HELENA, Mont. - The Endangered Species Act turns out to be popular among voters and in a positive way. Ninety percent of those polled say they support ESA, according to a survey conducted by Tulchin Research for Defenders of Wildlife and Earthjustice.

In addition, nearly three-fourths of those surveyed say decisions about listings should be made by biologists with the U.S. Fish and Wildlife Service, and not politicians.

Robert Dewey, vice president of government affairs with Defenders of Wildlife, says since January, more than 50 proposals have been made in Congress to weaken the Endangered Species Act or eliminate protections for specific species.

"The poll results are a strong rejection of congressional efforts to politicize endangered species protection," says Dewey. "These decisions should be made by agency biologists, based on science. Clearly, an overwhelming majority of the American public agrees."

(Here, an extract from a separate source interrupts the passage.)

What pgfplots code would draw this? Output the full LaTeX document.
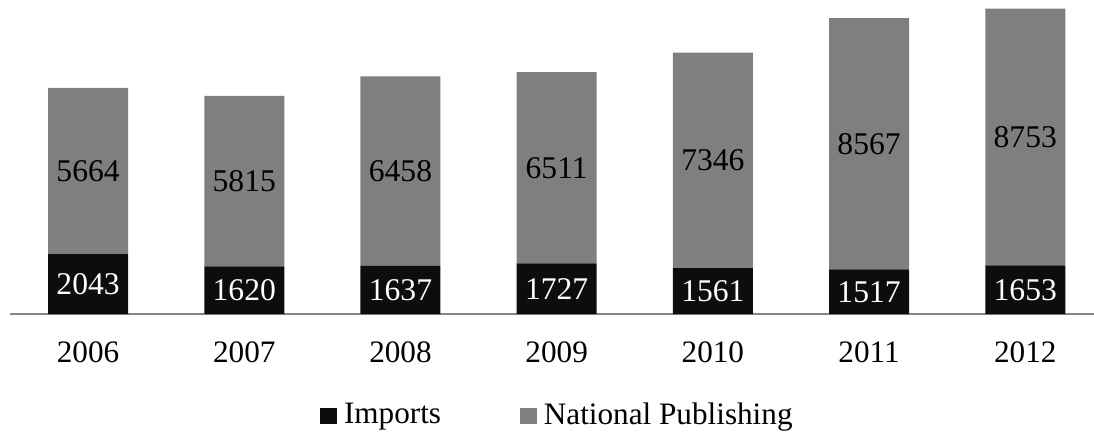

There are 19 species in Montana either listed under ESA or are candidates for listing, including greater sage-grouse, whooping cranes and grizzlies. Sixty-six percent in the poll rejected the reasoning that listing a species means a trade-off of job losses or economic harm.

Less than one-fourth agreed with ESA critics that the act hurts the economy and destroys jobs. The margin of error is plus-or-minus four percentage points.

Dewey hopes the poll results will serve as a wake-up call to members of the House, demonstrating that the public doesn't agree with moves to dismantle the ESA and won't stand for it.

"This torrent of new attacks shows that Congress is pursuing an agenda that mirrors more the wishes of big oil, timber, mining companies and other development interests rather than the American public," says Dewey

The House is expected to finish the Interior appropriations bill by the end of this week. It contains 25 "riders" targeted at the ESA.